- cross-posted to:
- [email protected]
- cross-posted to:
- [email protected]
Reddy is a small app that I’ve developped over the past few days, and I want to show it to you so you can give me your thoughts, advices and ideas for the app.
Reddy is a GTK Linux app that takes an image (PNG, JPEG, GIF) at random in a subreddit and allows you to repost it in any Lemmy community. I made it principally to share content easily on Lemmy, as Reddit becomes more and more abusive and I think having copies of some content of reddit here on Lemmy is not a bad idea.
The app comes with a few restriction to prevent abuse:
- You cannot repost the image twice in the same community
- The reddit post link will always be shown in the body of the post.

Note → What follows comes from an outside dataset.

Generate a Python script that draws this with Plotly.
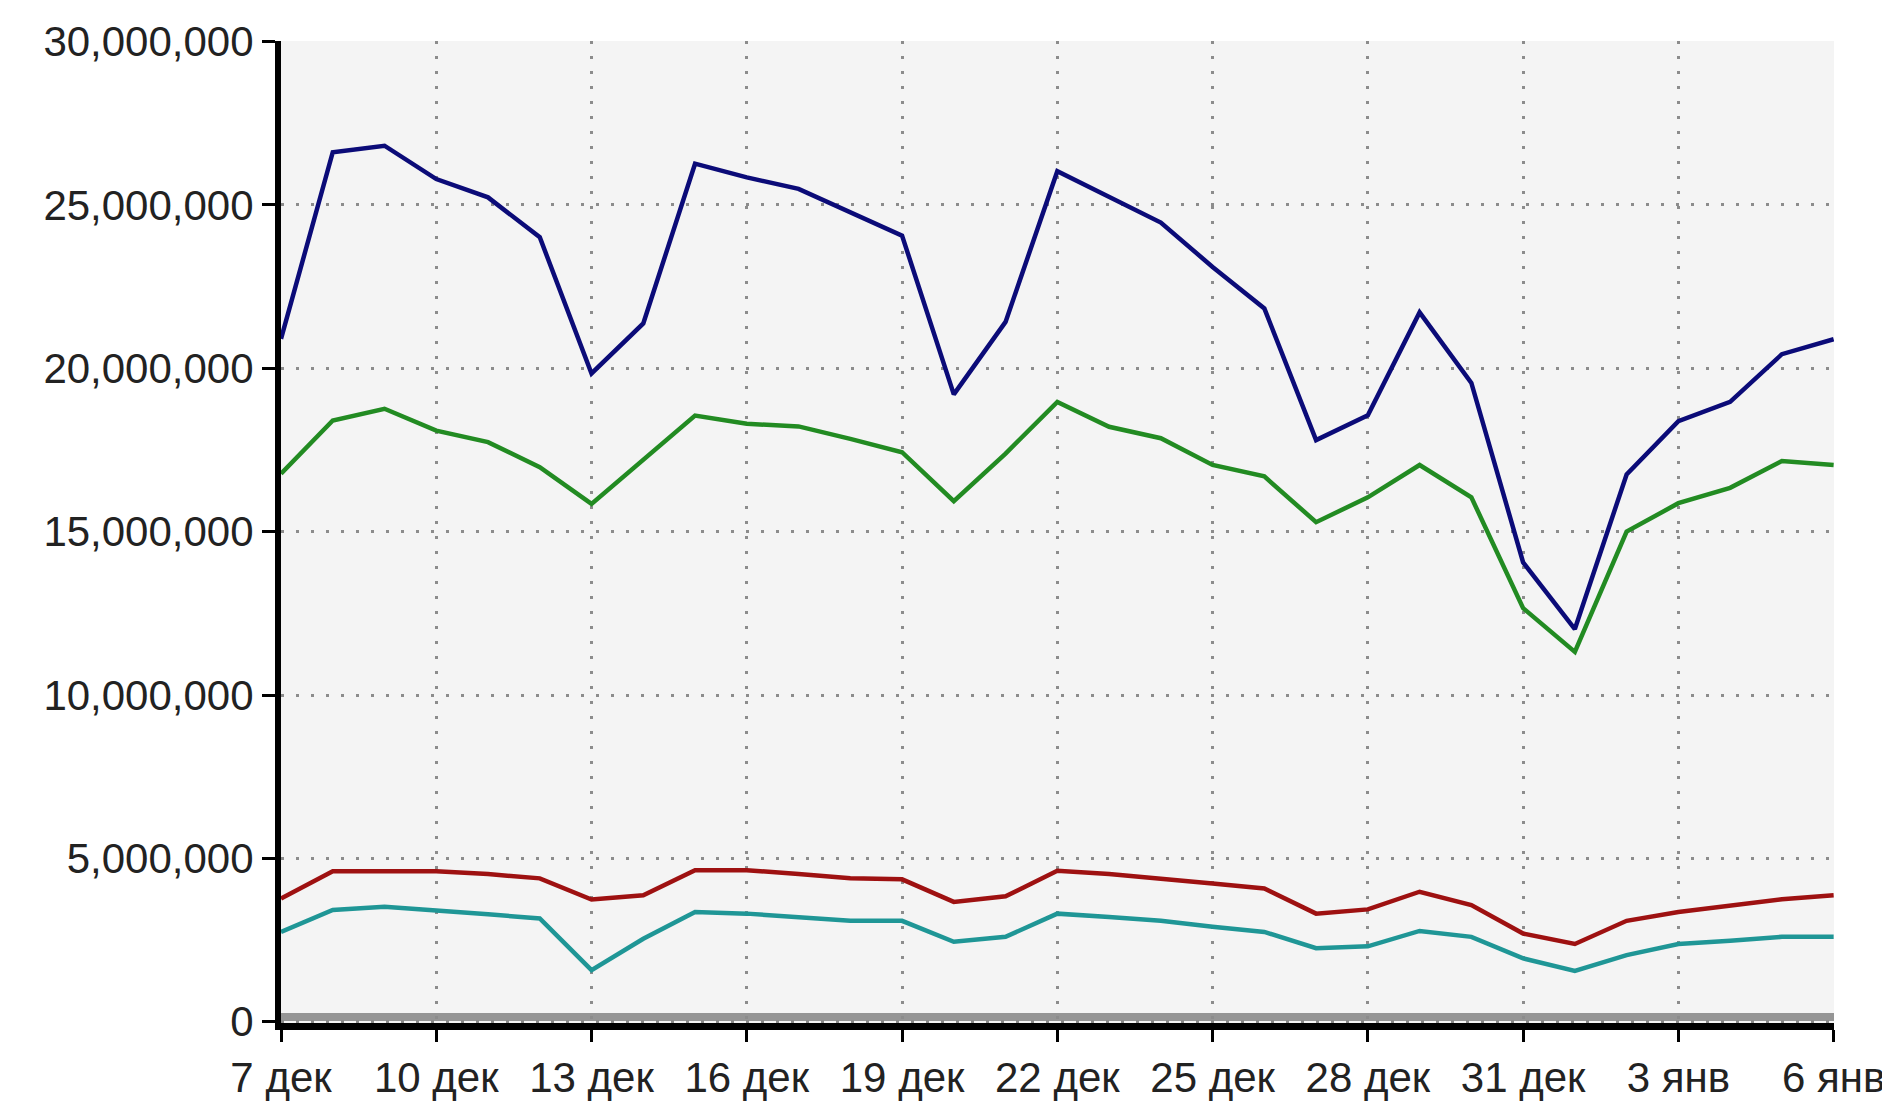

To give credit where credit is due.
Also, the app fetch the title and NSFW status of the reddit post automatically, but you can change it as needed.
The app require a reddit API client id/secret (The free API seems to still be working as of now) and a Lemmy account.
I’d love to hear your thoughts about such app, if you have any concerns as an user or as an instance owner please share your thoughts!
EDIT: Reddy is out for everyone to try out on Flathub: https://flathub.org/apps/net.krafting.Reddy
I totally understand your point here.
However, this app is a bit different, because it’s not to automate reposting everything, I built it to repost only interesting stuff, I do have some niche communities where I’m the only one posting, but thanks to this app I can just fetch random reddit post, and if I find them funny/interesting, I can share it instantly to the fediverse.
People on every social media will always repost stuff from other social media, this app is just to make this a bit easier!
I don’t think number of user are dwindling, see https://fedidb.org/software/lemmy, I think it is just stabilizing a bit after a “hype” start.
Also, if you have any idea of an app that would help the eco system better than another reposting tool, please shoot your idea, if I can make that happen I’d be happy to help!